***** MATERIAL PROVIDED
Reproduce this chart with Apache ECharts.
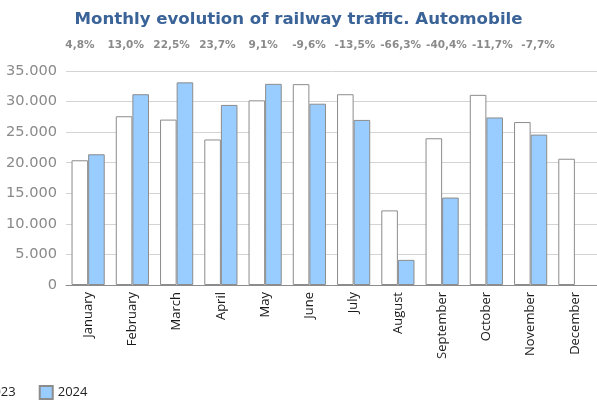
<!DOCTYPE html>
<html>
<head>
<meta charset="utf-8">
<script src="https://cdn.jsdelivr.net/npm/echarts@6/dist/echarts.min.js"></script>
<style>
  html, body { margin: 0; padding: 0; background: #fff; }
  #chart { width: 597px; height: 400px; }
</style>
</head>
<body>
<div id="chart"></div>
<script>
const months = ['January', 'February', 'March', 'April', 'May', 'June', 'July',
  'August', 'September', 'October', 'November', 'December'];
const changes = ['4,8%', '13,0%', '22,5%', '23,7%', '9,1%', '-9,6%', '-13,5%',
  '-66,3%', '-40,4%', '-11,7%', '-7,7%'];
const traffic2023 = [20400, 27600, 27050, 23800, 30200, 32850, 31200, 12200, 24000, 31100, 26650, 20650];
const traffic2024 = [21380, 31200, 33140, 29450, 32900, 29650, 27000, 4110, 14300, 27400, 24600, null];

// 35.000 style thousands
function fmt(v) {
  return String(v).replace(/\B(?=(\d{3})+(?!\d))/g, '.');
}

const chart = echarts.init(document.getElementById('chart'));

chart.setOption({
  animation: false,
  title: {
    text: 'Monthly evolution of railway traffic. Automobile',
    left: 'center',
    top: 6,
    textStyle: {
      fontFamily: 'DejaVu Sans',
      fontWeight: 'bold',
      fontSize: 16.6,
      color: '#3a6398'
    }
  },
  legend: {
    bottom: -5,
    left: -38,
    icon: 'rect',
    itemWidth: 13,
    itemHeight: 13,
    itemGap: 23,
    textStyle: {
      fontFamily: 'Open Sans',
      fontSize: 13,
      color: '#222'
    }
  },
  grid: [
    { left: 66, right: -1, top: 71, bottom: 115 },
    // percent row has its own spacing
    { left: 57, width: 504, top: 71, bottom: 115 }
  ],
  xAxis: [
    {
      type: 'category',
      data: months,
      axisLine: { lineStyle: { color: '#8c8c8c' } },
      axisTick: { show: false },
      axisLabel: {
        rotate: 90,
        interval: 0,
        margin: 7,
        fontFamily: 'Open Sans',
        fontSize: 13,
        color: '#1a1a1a'
      }
    },
    {
      type: 'category',
      gridIndex: 1,
      position: 'top',
      data: changes,
      axisLine: { show: false },
      axisTick: { show: false },
      axisLabel: {
        interval: 0,
        margin: 20,
        fontFamily: 'DejaVu Sans',
        fontWeight: 'bold',
        fontSize: 10.5,
        color: '#8a8a8a'
      }
    }
  ],
  yAxis: [
    {
      type: 'value',
      min: 0,
      max: 35000,
      interval: 5000,
      axisLine: { show: false },
      axisTick: { show: false },
      splitLine: { lineStyle: { color: '#d4d4d4' } },
      axisLabel: {
        margin: 9,
        fontFamily: 'DejaVu Sans',
        fontSize: 14.6,
        color: '#8a8a8a',
        formatter: fmt
      }
    },
    { type: 'value', gridIndex: 1, show: false }
  ],
  series: [
    {
      name: '2023',
      type: 'bar',
      data: traffic2023,
      barGap: '0%',
      barCategoryGap: '25%',
      itemStyle: { color: '#ffffff', borderColor: '#8c8c8c', borderWidth: 1 }
    },
    {
      name: '2024',
      type: 'bar',
      data: traffic2024,
      barGap: '0%',
      barCategoryGap: '25%',
      itemStyle: { color: '#99ccff', borderColor: '#8c8c8c', borderWidth: 1 }
    }
  ]
});
</script>
</body>
</html>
**********
## DESCRIPTION OF THE TASK
Leave out the pictures and repeat exactly the lines from the start of the material through the line that contains "const chart = echarts.init(document.getElementById('chart'));", both included.

## WRITTEN ANSWER
Reproduce this chart with Apache ECharts.
<!DOCTYPE html>
<html>
<head>
<meta charset="utf-8">
<script src="https://cdn.jsdelivr.net/npm/echarts@6/dist/echarts.min.js"></script>
<style>
  html, body { margin: 0; padding: 0; background: #fff; }
  #chart { width: 597px; height: 400px; }
</style>
</head>
<body>
<div id="chart"></div>
<script>
const months = ['January', 'February', 'March', 'April', 'May', 'June', 'July',
  'August', 'September', 'October', 'November', 'December'];
const changes = ['4,8%', '13,0%', '22,5%', '23,7%', '9,1%', '-9,6%', '-13,5%',
  '-66,3%', '-40,4%', '-11,7%', '-7,7%'];
const traffic2023 = [20400, 27600, 27050, 23800, 30200, 32850, 31200, 12200, 24000, 31100, 26650, 20650];
const traffic2024 = [21380, 31200, 33140, 29450, 32900, 29650, 27000, 4110, 14300, 27400, 24600, null];

// 35.000 style thousands
function fmt(v) {
  return String(v).replace(/\B(?=(\d{3})+(?!\d))/g, '.');
}

const chart = echarts.init(document.getElementById('chart'));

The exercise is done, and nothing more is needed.